Риторически осведомленное прочтение «Рождения трагедии» показывает, что авторитетность всех утверждений, которые как будто бы высказаны на его страницах, можно поколебать посредством произведенных самим текстом высказываний. А если к тому же принять во внимание заметки, написанные для «Рождения трагедии», но не включенные в опубликованный текст, скрыто присутствующая в окончательном варианте ироничность станет вполне явной.
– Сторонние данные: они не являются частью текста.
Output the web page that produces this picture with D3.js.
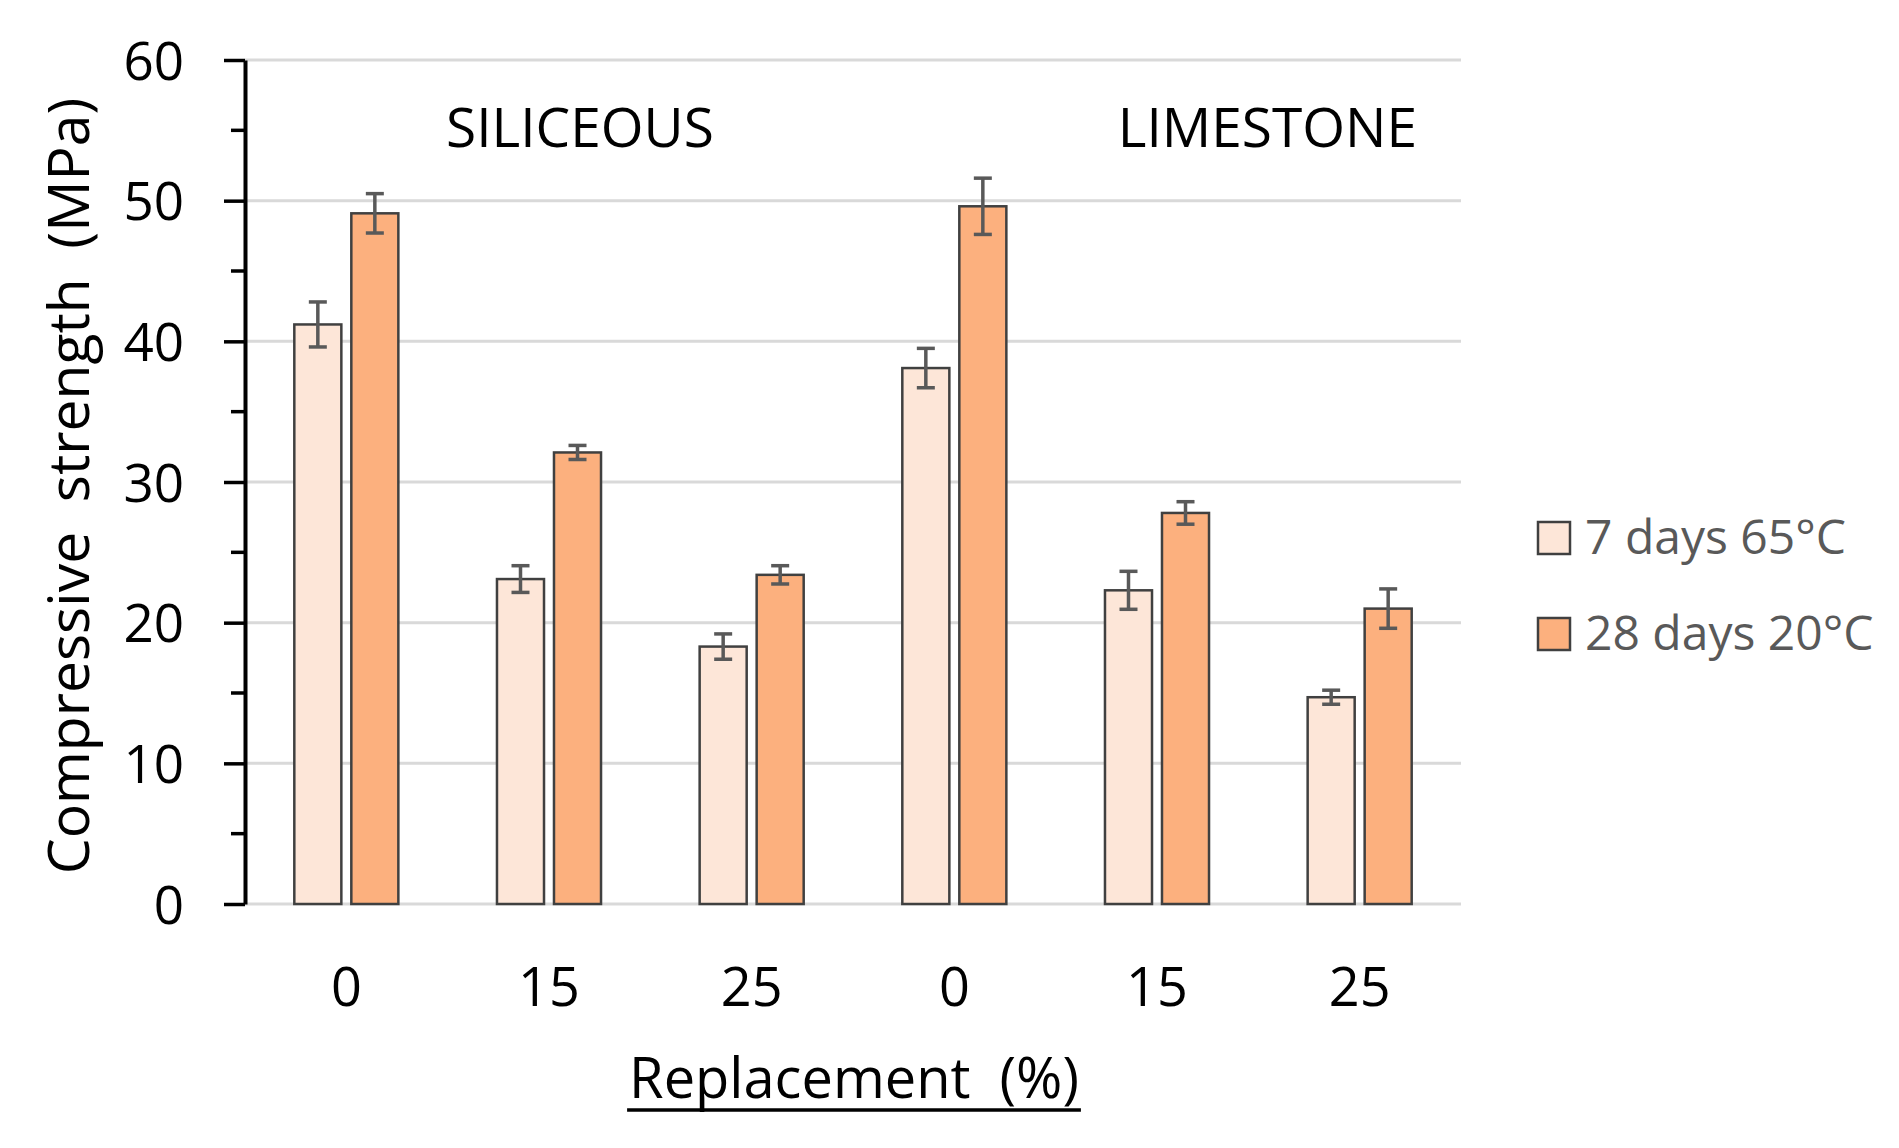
<!DOCTYPE html>
<html>
<head>
<meta charset="utf-8">
<script src="https://cdn.jsdelivr.net/npm/d3@7"></script>
<style>
  body { margin: 0; background: #fff; }
  text { font-family: "Open Sans", sans-serif; }
</style>
</head>
<body>
<div id="chart"></div>
<script>
// categories on the x axis (two aggregate types x three replacement levels)
const categories = ["SIL-0", "SIL-15", "SIL-25", "LIM-0", "LIM-15", "LIM-25"];
const tickLabels = ["0", "15", "25", "0", "15", "25"];
const groupLabels = ["SILICEOUS", "LIMESTONE"];
const series = ["7 days 65°C", "28 days 20°C"];

// compressive strength (MPa) and error bars
const values7d = [41.2, 23.1, 18.3, 38.1, 22.3, 14.7];
const errors7d = [1.6, 0.95, 0.9, 1.4, 1.35, 0.5];
const values28d = [49.1, 32.1, 23.4, 49.6, 27.8, 21.0];
const errors28d = [1.4, 0.5, 0.65, 2.0, 0.8, 1.4];

const yTicks = [0, 10, 20, 30, 40, 50, 60];
const colors = ["#fde6d8", "#fcb07e"];

const width = 1899, height = 1148;
const plot = { left: 245, right: 1461, top: 60, bottom: 904 };

const svg = d3.select("#chart").append("svg")
    .attr("width", width)
    .attr("height", height);

svg.append("rect").attr("width", width).attr("height", height).attr("fill", "#fff");

const x0 = d3.scaleBand()
    .domain(categories)
    .range([plot.left, plot.right])
    .padding(0);

const x1 = d3.scaleBand()
    .domain(series)
    .range([0, x0.bandwidth()])
    .paddingInner(0.175)
    .paddingOuter(0.865);

const y = d3.scaleLinear()
    .domain([0, 60])
    .range([plot.bottom, plot.top]);

// --- gridlines ---
svg.append("g")
    .selectAll("line")
    .data(yTicks)
    .join("line")
    .attr("x1", plot.left)
    .attr("x2", plot.right)
    .attr("y1", d => y(d))
    .attr("y2", d => y(d))
    .attr("stroke", "#d9d9d9")
    .attr("stroke-width", 3);

// --- bars ---
const rows = categories.map((c, i) => ({
  cat: c,
  items: [
    { s: series[0], v: values7d[i], e: errors7d[i], color: colors[0] },
    { s: series[1], v: values28d[i], e: errors28d[i], color: colors[1] }
  ]
}));

const grp = svg.append("g")
    .selectAll("g")
    .data(rows)
    .join("g")
    .attr("transform", d => `translate(${x0(d.cat)},0)`);

grp.selectAll("rect")
    .data(d => d.items)
    .join("rect")
    .attr("x", d => x1(d.s))
    .attr("width", x1.bandwidth())
    .attr("y", d => y(d.v))
    .attr("height", d => y(0) - y(d.v))
    .attr("fill", d => d.color)
    .attr("stroke", "#404040")
    .attr("stroke-width", 2.5);

// --- error bars ---
const capW = 9;
const eb = grp.selectAll("g.err")
    .data(d => d.items)
    .join("g")
    .attr("class", "err")
    .attr("stroke", "#595959")
    .attr("stroke-width", 3.5);

eb.append("line")
    .attr("x1", d => x1(d.s) + x1.bandwidth() / 2)
    .attr("x2", d => x1(d.s) + x1.bandwidth() / 2)
    .attr("y1", d => y(d.v + d.e))
    .attr("y2", d => y(d.v - d.e));
eb.append("line")
    .attr("x1", d => x1(d.s) + x1.bandwidth() / 2 - capW)
    .attr("x2", d => x1(d.s) + x1.bandwidth() / 2 + capW)
    .attr("y1", d => y(d.v + d.e))
    .attr("y2", d => y(d.v + d.e));
eb.append("line")
    .attr("x1", d => x1(d.s) + x1.bandwidth() / 2 - capW)
    .attr("x2", d => x1(d.s) + x1.bandwidth() / 2 + capW)
    .attr("y1", d => y(d.v - d.e))
    .attr("y2", d => y(d.v - d.e));

// --- y axis ---
const yAxis = svg.append("g")
    .attr("transform", `translate(${plot.left},0)`)
    .call(d3.axisLeft(y).tickValues(yTicks).tickSize(21).tickPadding(40).tickSizeOuter(0));
yAxis.select(".domain").attr("stroke", "#000").attr("stroke-width", 4);
yAxis.selectAll(".tick line").attr("stroke", "#000").attr("stroke-width", 3.5);
yAxis.selectAll(".tick text")
    .attr("fill", "#000")
    .style("font-size", "53px")
    .attr("dy", "0.36em");

// minor ticks every 5
svg.append("g")
    .selectAll("line")
    .data(d3.range(5, 60, 10))
    .join("line")
    .attr("x1", plot.left - 14)
    .attr("x2", plot.left)
    .attr("y1", d => y(d))
    .attr("y2", d => y(d))
    .attr("stroke", "#000")
    .attr("stroke-width", 3.5);

// --- x tick labels ---
svg.append("g")
    .selectAll("text")
    .data(categories)
    .join("text")
    .attr("x", d => x0(d) + x0.bandwidth() / 2)
    .attr("y", 1006)
    .attr("text-anchor", "middle")
    .style("font-size", "54px")
    .attr("fill", "#000")
    .text((d, i) => tickLabels[i]);

// --- group labels ---
svg.append("text")
    .attr("x", 446).attr("y", 147)
    .style("font-size", "55px")
    .attr("fill", "#000")
    .text(groupLabels[0]);
svg.append("text")
    .attr("x", 1417).attr("y", 147)
    .attr("text-anchor", "end")
    .style("font-size", "55px")
    .attr("fill", "#000")
    .text(groupLabels[1]);

// --- axis titles ---
svg.append("text")
    .attr("transform", `translate(89,${(plot.top + plot.bottom) / 2 + 4}) rotate(-90)`)
    .attr("text-anchor", "middle")
    .style("font-size", "57px")
    .style("white-space", "pre")
    .attr("fill", "#000")
    .text("Compressive  strength  (MPa)");

const xTitle = svg.append("text")
    .attr("x", (632 + 1076) / 2)
    .attr("y", 1098)
    .attr("text-anchor", "middle")
    .style("font-size", "56px")
    .style("white-space", "pre")
    .attr("fill", "#000")
    .text("Replacement  (%)");

// underline sits below the descenders
const tb = xTitle.node().getBBox();
svg.append("line")
    .attr("x1", tb.x - 2)
    .attr("x2", tb.x + tb.width + 2)
    .attr("y1", 1110)
    .attr("y2", 1110)
    .attr("stroke", "#000")
    .attr("stroke-width", 3.5);

// --- legend ---
const legend = svg.append("g")
    .selectAll("g")
    .data(series)
    .join("g")
    .attr("transform", (d, i) => `translate(1538,${522 + i * 96})`);
legend.append("rect")
    .attr("width", 32).attr("height", 32)
    .attr("fill", (d, i) => colors[i])
    .attr("stroke", "#404040")
    .attr("stroke-width", 2.5);
legend.append("text")
    .attr("x", 47).attr("y", 32)
    .style("font-size", "48px")
    .attr("fill", "#595959")
    .text(d => d);
</script>
</body>
</html>
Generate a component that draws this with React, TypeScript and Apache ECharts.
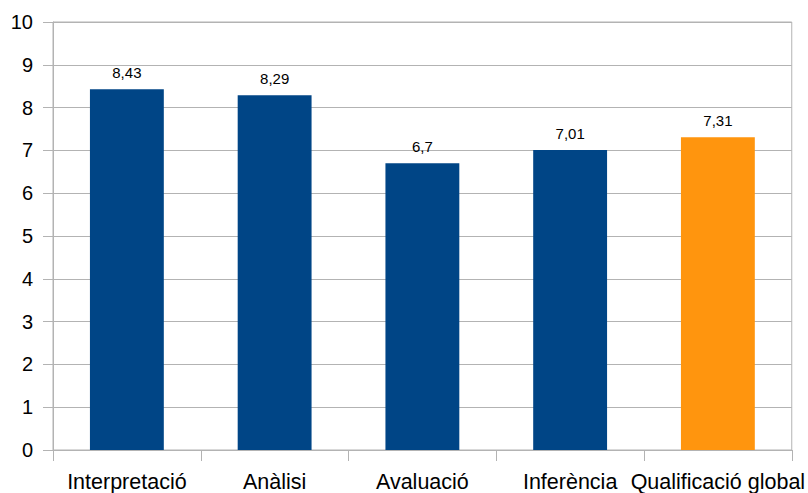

Более того, предстоящая публикация в новом критическом издании произведений Ницше ранее не известных подготовительных материалов к «Рождению трагедии» показывает, что исключение этих заметок продиктовано предположениями, еще серьезнее подрывающими систему эпистемологического авторитета. В этих фрагментах нам сообщается, что переоценка Диониса как первичного источника истины — тактическая необходимость, а не субстанциальное утверждение. Слушатели Ницше должны высказываться, используя дионисическую терминологию, потому что они, в отличие от греков, не способны понимать аполлонический язык фигуры и видимости. В псевдоисторическом рассуждении, напоминающем Гельдерлиновы рассмотрения диалектического отношения между миром эллинов и западным миром, Ницше пишет: «Эпическая басня древних представляла дионисическое в образах. Нам кажется, что именно дионисическое представляет (символизирует) образ. В древности дионисическое объяснялось образом... Им был ясен мир представления; нам понятен как раз дионисический мир». Отсюда следует, что всю систему оценки, примененную в «Рождении трагедии», можно при желании обратить. Дионисический словарь использован только для того, чтобы мистифицированная публика смогла понять деконструирующий его аполлонический модус. Этот обмен свойствами, включающий категории истины и видимости, лишает авторитета оба полюса. Структурирующая повествование бинарная полярность оказывается той же самой фигурой, с которой мы встречались во всех предыдущих примерах, той же самой «переменой имен», которая упоминается в «Об истине и лжи». Если мы прочитаем Ницше, обращая внимание на его риторику и используя его собственную теорию риторики, мы обнаружим, что общая структура его произведений напоминает бесконечно повторяющееся действие художника, который «не умеет учиться у опыта и всегда попадает в ту же яму, в которую уже попадал раньше». Кажется, труднее всего согласиться с тем, что эта аллегория заблуждений есть не что иное, как сама модель философской строгости.

 

Риторика убеждения (Ницше)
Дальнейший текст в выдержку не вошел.